Records for the exercise:
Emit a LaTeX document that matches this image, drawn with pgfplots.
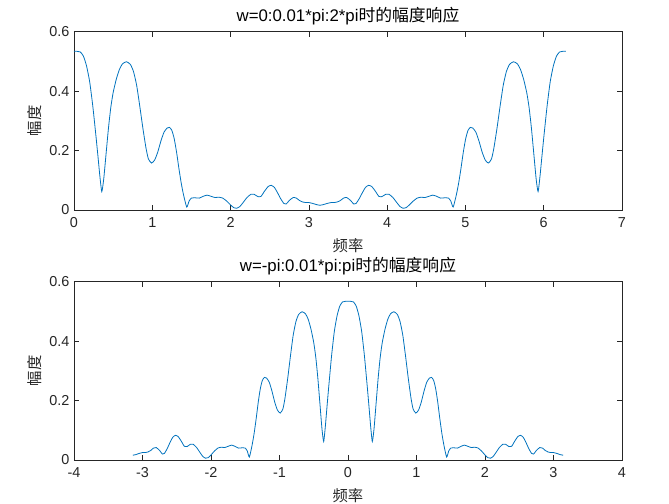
\documentclass[border=0pt]{standalone}
\usepackage{fontspec}
\setmainfont{Liberation Sans}
\newfontfamily\cjk{Noto Sans CJK SC}
\usepackage{pgfplots}
\usepackage{pgfplotstable}
\pgfplotsset{compat=1.18}
\definecolor{mblue}{rgb}{0,0.447,0.741}
\definecolor{mgray}{rgb}{0.15,0.15,0.15}

\pgfplotstableread{
w m
0.00 0.534
0.04 0.534
0.08 0.532
0.12 0.518
0.16 0.485
0.20 0.432
0.24 0.350
0.28 0.250
0.31 0.170
0.33 0.115
0.355 0.062
0.38 0.105
0.41 0.190
0.44 0.275
0.47 0.345
0.50 0.395
0.54 0.440
0.58 0.473
0.62 0.492
0.67 0.499
0.72 0.490
0.76 0.466
0.80 0.420
0.84 0.350
0.88 0.275
0.92 0.208
0.95 0.172
0.99 0.158
1.03 0.168
1.07 0.195
1.11 0.232
1.15 0.262
1.19 0.276
1.22 0.278
1.25 0.268
1.28 0.240
1.31 0.195
1.34 0.140
1.37 0.090
1.40 0.050
1.44 0.010
1.47 0.030
1.50 0.040
1.55 0.041
1.60 0.040
1.65 0.046
1.70 0.050
1.75 0.046
1.80 0.042
1.85 0.043
1.90 0.040
1.95 0.030
2.00 0.017
2.04 0.008
2.08 0.006
2.12 0.012
2.16 0.025
2.21 0.042
2.26 0.053
2.30 0.053
2.35 0.045
2.39 0.046
2.43 0.062
2.48 0.079
2.52 0.083
2.56 0.076
2.60 0.058
2.64 0.038
2.68 0.022
2.71 0.020
2.75 0.032
2.80 0.042
2.84 0.040
2.88 0.032
2.92 0.027
2.96 0.025
3.00 0.025
3.05 0.022
3.10 0.018
3.1416 0.016
3.1832 0.018
3.2332 0.022
3.2832 0.025
3.3232 0.025
3.3632 0.027
3.4032 0.032
3.4432 0.040
3.4832 0.042
3.5332 0.032
3.5732 0.020
3.6032 0.022
3.6432 0.038
3.6832 0.058
3.7232 0.076
3.7632 0.083
3.8032 0.079
3.8532 0.062
3.8932 0.046
3.9332 0.045
3.9832 0.053
4.0232 0.053
4.0732 0.042
4.1232 0.025
4.1632 0.012
4.2032 0.006
4.2432 0.008
4.2832 0.017
4.3332 0.030
4.3832 0.040
4.4332 0.043
4.4832 0.042
4.5332 0.046
4.5832 0.050
4.6332 0.046
4.6832 0.040
4.7332 0.041
4.7832 0.040
4.8132 0.030
4.8432 0.010
4.8832 0.050
4.9132 0.090
4.9432 0.140
4.9732 0.195
5.0032 0.240
5.0332 0.268
5.0632 0.278
5.0932 0.276
5.1332 0.262
5.1732 0.232
5.2132 0.195
5.2532 0.168
5.2932 0.158
5.3332 0.172
5.3632 0.208
5.4032 0.275
5.4432 0.350
5.4832 0.420
5.5232 0.466
5.5632 0.490
5.6132 0.499
5.6632 0.492
5.7032 0.473
5.7432 0.440
5.7832 0.395
5.8132 0.345
5.8432 0.275
5.8732 0.190
5.9032 0.105
5.9282 0.062
5.9532 0.115
5.9732 0.170
6.0032 0.250
6.0432 0.350
6.0832 0.432
6.1232 0.485
6.1632 0.518
6.2032 0.532
6.2432 0.534
6.2832 0.534
}\topdata

\pgfplotstableread{
w m
-3.1416 0.016
-3.10 0.018
-3.05 0.022
-3.00 0.025
-2.96 0.025
-2.92 0.027
-2.88 0.032
-2.84 0.040
-2.80 0.042
-2.75 0.032
-2.71 0.020
-2.68 0.022
-2.64 0.038
-2.60 0.058
-2.56 0.076
-2.52 0.083
-2.48 0.079
-2.43 0.062
-2.39 0.046
-2.35 0.045
-2.30 0.053
-2.26 0.053
-2.21 0.042
-2.16 0.025
-2.12 0.012
-2.08 0.006
-2.04 0.008
-2.00 0.017
-1.95 0.030
-1.90 0.040
-1.85 0.043
-1.80 0.042
-1.75 0.046
-1.70 0.050
-1.65 0.046
-1.60 0.040
-1.55 0.041
-1.50 0.040
-1.47 0.030
-1.44 0.010
-1.40 0.050
-1.37 0.090
-1.34 0.140
-1.31 0.195
-1.28 0.240
-1.25 0.268
-1.22 0.278
-1.19 0.276
-1.15 0.262
-1.11 0.232
-1.07 0.195
-1.03 0.168
-0.99 0.158
-0.95 0.172
-0.92 0.208
-0.88 0.275
-0.84 0.350
-0.80 0.420
-0.76 0.466
-0.72 0.490
-0.67 0.499
-0.62 0.492
-0.58 0.473
-0.54 0.440
-0.50 0.395
-0.47 0.345
-0.44 0.275
-0.41 0.190
-0.38 0.105
-0.355 0.062
-0.33 0.115
-0.31 0.170
-0.28 0.250
-0.24 0.350
-0.20 0.432
-0.16 0.485
-0.12 0.518
-0.08 0.532
-0.04 0.534
0.00 0.534
0.04 0.534
0.08 0.532
0.12 0.518
0.16 0.485
0.20 0.432
0.24 0.350
0.28 0.250
0.31 0.170
0.33 0.115
0.355 0.062
0.38 0.105
0.41 0.190
0.44 0.275
0.47 0.345
0.50 0.395
0.54 0.440
0.58 0.473
0.62 0.492
0.67 0.499
0.72 0.490
0.76 0.466
0.80 0.420
0.84 0.350
0.88 0.275
0.92 0.208
0.95 0.172
0.99 0.158
1.03 0.168
1.07 0.195
1.11 0.232
1.15 0.262
1.19 0.276
1.22 0.278
1.25 0.268
1.28 0.240
1.31 0.195
1.34 0.140
1.37 0.090
1.40 0.050
1.44 0.010
1.47 0.030
1.50 0.040
1.55 0.041
1.60 0.040
1.65 0.046
1.70 0.050
1.75 0.046
1.80 0.042
1.85 0.043
1.90 0.040
1.95 0.030
2.00 0.017
2.04 0.008
2.08 0.006
2.12 0.012
2.16 0.025
2.21 0.042
2.26 0.053
2.30 0.053
2.35 0.045
2.39 0.046
2.43 0.062
2.48 0.079
2.52 0.083
2.56 0.076
2.60 0.058
2.64 0.038
2.68 0.022
2.71 0.020
2.75 0.032
2.80 0.042
2.84 0.040
2.88 0.032
2.92 0.027
2.96 0.025
3.00 0.025
3.05 0.022
3.10 0.018
3.1416 0.016
}\botdata

\pgfplotsset{
  mstyle/.style={
    scale only axis,
    width=411pt, height=133.7pt,
    axis line style={mgray, line width=0.5pt},
    tick style={mgray, line width=0.5pt},
    tick align=inside,
    major tick length=4pt,
    xtick pos=both, ytick pos=both,
    ymin=0, ymax=0.6,
    ytick={0,0.2,0.4,0.6},
    yticklabels={0,0.2,0.4,0.6},
    tick label style={font=\fontsize{10.8}{12}\selectfont, text=mgray},
    xticklabel style={yshift=-2pt},
    /pgf/number format/assume math mode=true,
    title style={font=\fontsize{12.6}{14}\selectfont, text=black,
      at={(axis description cs:0.5,1.04)}, anchor=center},
    xlabel style={font=\fontsize{11.5}{13}\selectfont\cjk, text=mgray,
      at={(axis description cs:0.5,-0.2)}, anchor=center},
    ylabel style={font=\fontsize{11.5}{13}\selectfont\cjk, text=mgray,
      at={(axis description cs:-0.071,0.5)}, anchor=center, rotate=0},
    xlabel={频率}, ylabel={幅度},
  }
}

\begin{document}
\begin{tikzpicture}
\useasboundingbox (0,0) rectangle (501.75pt,378pt);
\begin{axis}[mstyle,
  at={(55.5pt,354.2pt)}, anchor=north west,
  xmin=0, xmax=7, xtick={0,1,2,3,4,5,6,7},
  xticklabels={0,1,2,3,4,5,6,7},
  title={w=0:0.01*pi:2*pi{\cjk 时的幅度响应}}]
\addplot[color=mblue, line width=0.6pt, no markers, smooth, tension=0.35] table[x=w, y=m] {\topdata};
\end{axis}
\begin{axis}[mstyle,
  at={(55.5pt,166.7pt)}, anchor=north west,
  xmin=-4, xmax=4, xtick={-4,-3,-2,-1,0,1,2,3,4},
  xticklabels={-4,-3,-2,-1,0,1,2,3,4},
  title={w=-pi:0.01*pi:pi{\cjk 时的幅度响应}}]
\addplot[color=mblue, line width=0.6pt, no markers, smooth, tension=0.35] table[x=w, y=m] {\botdata};
\end{axis}
\end{tikzpicture}
\end{document}
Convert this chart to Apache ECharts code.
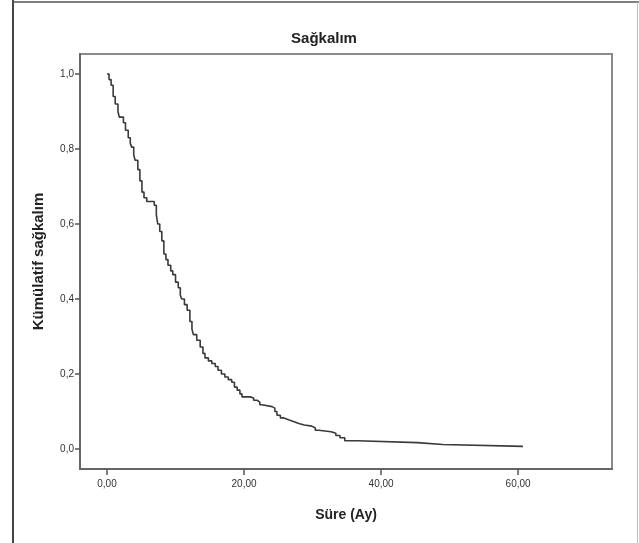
<!DOCTYPE html>
<html>
<head>
<meta charset="utf-8">
<script src="https://cdn.jsdelivr.net/npm/echarts@6/dist/echarts.min.js"></script>
<style>html,body{margin:0;padding:0;background:#fff;}#c{width:639px;height:543px;}</style>
</head>
<body>
<div id="c"></div>
<script>
// Kaplan-Meier survival estimates
const times = [0,0.3,0.6,0.9,1.2,1.6,1.8,2.4,2.7,3.1,3.4,3.6,3.9,4.1,4.5,4.8,5.1,5.4,5.8,6.9,7.2,7.4,7.7,8.0,8.3,8.6,8.9,9.3,9.6,10.0,10.4,10.7,10.9,11.3,11.7,12.1,12.4,12.6,13.1,13.6,14.0,14.3,14.8,15.3,15.8,16.2,16.7,17.2,17.7,18.2,18.6,19.0,19.4,19.7,20.9,21.4,21.9,22.3,22.6,24.1,24.5,24.8,25.3,25.8,26.5,27.3,28.0,28.8,29.9,30.4,30.9,32.7,33.4,34.0,34.7,36.6,45.3,49.0,60.7];
const survival = [1.0,0.985,0.97,0.94,0.92,0.90,0.885,0.87,0.85,0.83,0.815,0.805,0.785,0.77,0.745,0.715,0.685,0.67,0.66,0.65,0.625,0.60,0.58,0.555,0.52,0.505,0.49,0.475,0.465,0.445,0.43,0.41,0.40,0.385,0.37,0.34,0.32,0.305,0.29,0.272,0.255,0.243,0.235,0.228,0.22,0.21,0.20,0.192,0.185,0.178,0.165,0.157,0.147,0.139,0.136,0.13,0.125,0.118,0.113,0.109,0.10,0.09,0.083,0.078,0.073,0.068,0.064,0.061,0.056,0.05,0.046,0.042,0.036,0.03,0.022,0.017,0.012,0.007,0.007];
const xTicks = [0,20,40,60];
const yTicks = [0,0.2,0.4,0.6,0.8,1.0];

const data = times.map((t,i)=>[t, survival[i]]);
const chart = echarts.init(document.getElementById('c'));
const font = 'Liberation Sans, Arial, sans-serif';
chart.setOption({
  animation:false,
  backgroundColor:'#fff',
  title:{text:'Sağkalım', left:319, top:26, textAlign:'center',
    textStyle:{fontFamily:font, fontSize:15, fontWeight:'bold', color:'#222'}},
  grid:{left:80, right:27, top:54, bottom:74, show:true, borderColor:'#8a8a8a', borderWidth:2, backgroundColor:'#fff'},
  xAxis:{type:'value', min:-3.94, max:73.7,
    name:'Süre (Ay)', nameLocation:'middle', nameGap:39,
    nameTextStyle:{fontFamily:font, fontSize:14, fontWeight:'bold', color:'#222'},
    axisLine:{show:true, onZero:false, lineStyle:{color:'#666', width:2}},
    axisTick:{show:true, customValues:xTicks, length:6, lineStyle:{color:'#555', width:1.5}},
    axisLabel:{customValues:xTicks, fontFamily:font, fontSize:10, color:'#333', margin:10,
      formatter:v=>v.toFixed(2).replace('.',',')},
    splitLine:{show:false}},
  yAxis:{type:'value', min:-0.0533, max:1.0533,
    name:'Kümülatif sağkalım', nameLocation:'middle', nameGap:34, nameRotate:90,
    nameTextStyle:{fontFamily:font, fontSize:15, fontWeight:'bold', color:'#222'},
    axisLine:{show:true, onZero:false, lineStyle:{color:'#666', width:2}},
    axisTick:{show:true, customValues:yTicks, length:5, lineStyle:{color:'#555', width:1.5}},
    axisLabel:{customValues:yTicks, fontFamily:font, fontSize:10, color:'#333', margin:6,
      formatter:v=>v.toFixed(1).replace('.',',')},
    splitLine:{show:false}},
  series:[{type:'line', step:'end', data:data, showSymbol:false, symbol:'none',
    lineStyle:{color:'#3a3a3a', width:1.6}}],
  graphic:[
    {type:'line', shape:{x1:13,y1:0,x2:13,y2:543}, style:{stroke:'#444', lineWidth:2}},
    {type:'line', shape:{x1:13,y1:2,x2:639,y2:2}, style:{stroke:'#555', lineWidth:1.5}},
    {type:'line', shape:{x1:637.5,y1:2,x2:637.5,y2:543}, style:{stroke:'#bbb', lineWidth:1}}
  ]
});
</script>
</body>
</html>
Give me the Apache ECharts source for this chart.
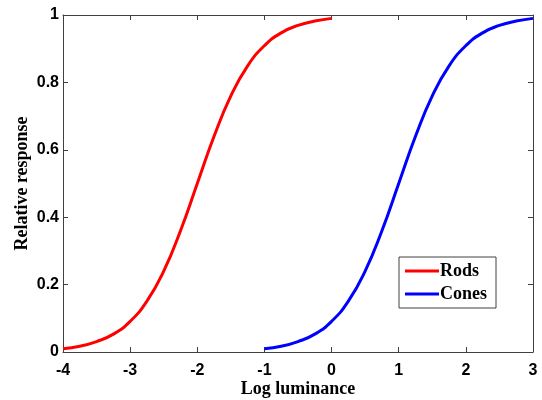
<!DOCTYPE html>
<html>
<head>
<meta charset="utf-8">
<script src="https://cdn.jsdelivr.net/npm/echarts@6/dist/echarts.min.js"></script>
<style>html,body{margin:0;padding:0;background:#fff}#c{width:542px;height:400px}</style>
</head>
<body>
<div id="c"></div>
<script>
var rodsX = [-4,-3.75,-3.5,-3.25,-3,-2.75,-2.5,-2.25,-2,-1.75,-1.5,-1.25,-1,-0.75,-0.5,-0.25,0];
var rodsY = [0.010,0.017,0.031,0.053,0.091,0.151,0.240,0.360,0.500,0.640,0.760,0.849,0.909,0.947,0.969,0.982,0.990];
var conesX = [-1,-0.75,-0.5,-0.25,0,0.25,0.5,0.75,1,1.25,1.5,1.75,2,2.25,2.5,2.75,3];
var conesY = [0.010,0.017,0.031,0.053,0.091,0.151,0.240,0.360,0.500,0.640,0.760,0.849,0.909,0.947,0.969,0.982,0.990];
var seriesNames = ['Rods','Cones'];
var xTitle = 'Log luminance';
var yTitle = 'Relative response';

function pairs(xs, ys){ return xs.map(function(x,i){ return [x, ys[i]]; }); }

var chart = echarts.init(document.getElementById('c'));
var axisLine = {show:true, onZero:false, lineStyle:{color:'#404040', width:1}};
var tickIn = {show:true, inside:true, length:5, lineStyle:{color:'#404040'}};
var lblFont = {fontFamily:'Liberation Sans, Arial', fontWeight:'bold', fontSize:16, color:'#000'};
var titleFont = {fontFamily:'Liberation Serif, Times New Roman', fontWeight:'bold', fontSize:18, color:'#000'};
chart.setOption({
  animation:false,
  backgroundColor:'#fff',
  grid:{left:63, right:9, top:15, bottom:48, containLabel:false, outerBoundsMode:'none'},
  legend:{
    orient:'vertical', left:399, top:257,
    data:seriesNames,
    icon:'rect', itemWidth:34, itemHeight:3, itemGap:5,
    borderColor:'#404040', borderWidth:1, borderRadius:0,
    padding:[5,9,5,6], backgroundColor:'#fff',
    textStyle:{fontFamily:'Liberation Serif, Times New Roman', fontWeight:'bold', fontSize:18, color:'#000', padding:[0,0,0,-4], lineHeight:18}
  },
  xAxis:[{
    type:'value', min:-4, max:3, interval:1, position:'bottom',
    axisLine:axisLine, axisTick:tickIn, splitLine:{show:false},
    axisLabel:Object.assign({margin:11}, lblFont),
    name:xTitle, nameLocation:'middle', nameGap:28, nameMoveOverlap:false,
    nameTextStyle:titleFont
  },{
    type:'value', min:-4, max:3, interval:1, position:'top',
    axisLine:axisLine, axisTick:tickIn, splitLine:{show:false}, axisLabel:{show:false}
  }],
  yAxis:[{
    type:'value', min:0, max:1, interval:0.2, position:'left',
    axisLine:axisLine, axisTick:tickIn, splitLine:{show:false},
    axisLabel:Object.assign({margin:4}, lblFont),
    name:yTitle, nameLocation:'middle', nameGap:32, nameRotate:90, nameMoveOverlap:false,
    nameTextStyle:titleFont
  },{
    type:'value', min:0, max:1, interval:0.2, position:'right',
    axisLine:axisLine, axisTick:tickIn, splitLine:{show:false}, axisLabel:{show:false}
  }],
  series:[{
    name:seriesNames[0], type:'line', smooth:true, symbol:'none',
    data:pairs(rodsX, rodsY), color:'#ff0000', lineStyle:{color:'#ff0000', width:3}
  },{
    name:seriesNames[1], type:'line', smooth:true, symbol:'none',
    data:pairs(conesX, conesY), color:'#0000ff', lineStyle:{color:'#0000ff', width:3}
  }]
});
</script>
</body>
</html>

Problem requirements: From the entries above, return each line with the word "Apache" in it.

Completed exercise:
Convert this chart to Apache ECharts code.
Give me the Apache ECharts source for this chart.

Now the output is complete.